John was present during my first consultation with Sung. I asked Sung a question and when she looked at me blankly, John offered to help translate. I was impressed that John had learnt Thai, only to find that instead of translating my question into Sung’s native language, he just repeated it in English but shouted in a slightly odd stereotype of a Chinese accent. It was like a Russ Abbot sketch from the 1980s.
After a few months, while her husband was at work, Sung started to learn English at a language school and took a part-time job in a burger bar with other students her age. It was not long after this that John came to see me with symptoms of painful discharge from his penis. I did a swab because I suspected chlamydia. Chlamydia can hang around undetected for a long time, but I didn’t think that John had been anywhere near a woman for years until Sung came along. John had also proudly told me that Sung was a virgin when they got married. It seemed fairly obvious to me that Sung was sleeping around, but what did I tell John? When the results came back from his swab, I explained that chlamydia was a sexually transmitted infection and advised that Sung came in to be tested and treated as well. Despite them both having a course of antibiotics, John came back with another sexually transmitted infection not long afterwards. I tried to hint gently that these infections were probably coming from outside of the marriage but John simply couldn’t accept that this could be possible. How much right did I have to interfere with this relationship? John was blinkered and in love. Sung was 19 and having fun with lads of her own age. I was watching this car crash unfold each week. If John were a friend, maybe I would have given him a shake and pointed out the obvious, but he wasn’t a friend, he was my patient.
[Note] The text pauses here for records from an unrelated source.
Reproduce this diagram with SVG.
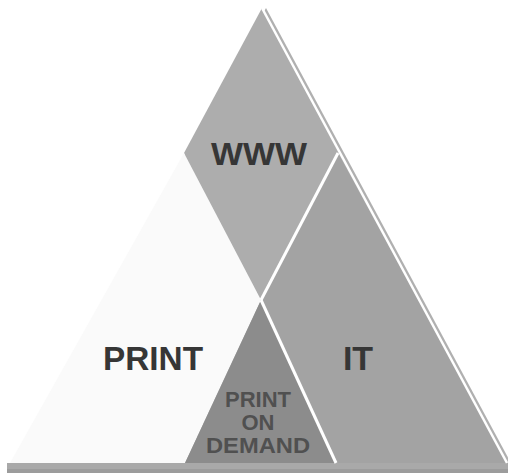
<svg xmlns="http://www.w3.org/2000/svg" width="508" height="473" viewBox="0 0 508 473">
<style>
.lbl{font-family:"Liberation Sans",Arial,sans-serif;font-weight:bold;fill:#363636;text-anchor:middle}
.pod{font-family:"Liberation Sans",Arial,sans-serif;font-weight:bold;fill:#505050;text-anchor:middle;font-size:22px}
.sep{stroke:#fff;stroke-width:3;fill:none}
</style>
<rect width="508" height="473" fill="#fff"/>
<g id="shadow">
<polygon points="266,8 511,463 14,463" fill="#b0b0b0"/>
<rect x="7" y="463" width="501" height="10" fill="#a9a9a9"/>
<rect x="7" y="469" width="501" height="4" fill="#9c9c9c"/>
</g>
<g id="www">
<polygon points="262,8 338,153 261,300 184,153" fill="#adadad"/>
<text class="lbl" x="259" y="165" font-size="31" textLength="96" lengthAdjust="spacingAndGlyphs">WWW</text>
</g>
<g id="print">
<polygon points="184,153 261,300 185,463 10,463" fill="#fafafa"/>
<text class="lbl" x="153" y="370" font-size="34" textLength="100" lengthAdjust="spacingAndGlyphs">PRINT</text>
</g>
<g id="it">
<polygon points="338,153 507,463 336,463 261,300" fill="#a3a3a3"/>
<text class="lbl" x="358" y="370" font-size="34">IT</text>
</g>
<g id="pod">
<polygon points="261,300 336,463 185,463" fill="#8c8c8c"/>
<text class="pod" x="258" y="407">PRINT</text>
<text class="pod" x="258" y="430">ON</text>
<text class="pod" x="258" y="453" textLength="104" lengthAdjust="spacingAndGlyphs">DEMAND</text>
</g>
<g id="connectors">
<line class="sep" x1="338" y1="153" x2="261" y2="300"/>
<line class="sep" x1="261" y1="300" x2="336" y2="463"/>
<line x1="262" y1="8" x2="507" y2="463" stroke="#fff" stroke-width="2.5"/>
</g>
</svg>
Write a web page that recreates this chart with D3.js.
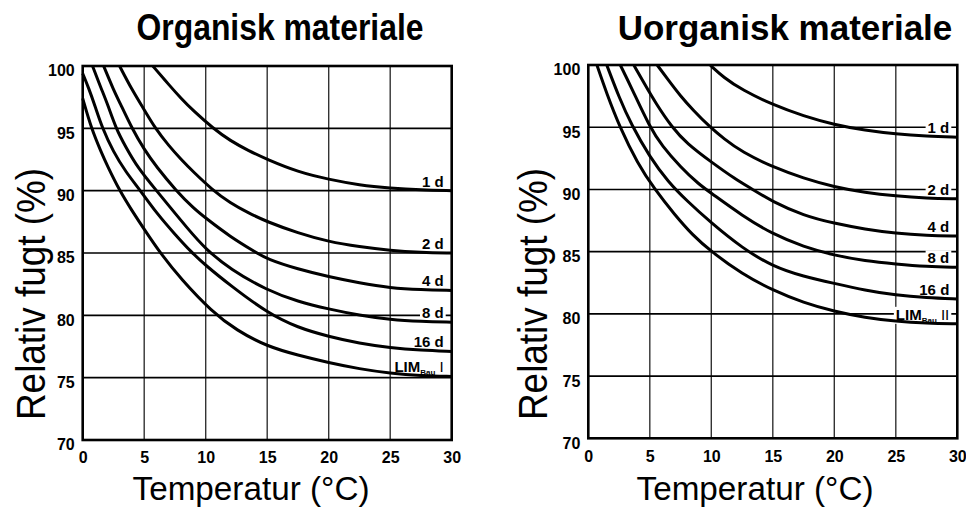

A few months later, Sung left John for a 20-year-old boy who played bass in a band. John was devastated and ended up on antidepressants. ‘Why didn’t you tell me she was being unfaithful?’ he blubbed. What could I say? My job was to point out the facts and hope that John reached his own conclusions. Perhaps I should have made those facts a little clearer.
Dead people
I’ve seen loads of dead people but I’m still quite scared of corpses. As a hospital doctor, one of my jobs was to go and certify death. During a night on call, I would be covering ten or more wards and be up most of the night doing odd jobs and reviewing sick patients. I recall one night when, after having just got to bed at about 4 a.m., my pager went off. The nurse on one of the geriatric wards told me that one of the patients had died. It was an expected death so although there was no resuscitation and CPR necessary, a doctor needed to certify the death before the body could be taken to the morgue.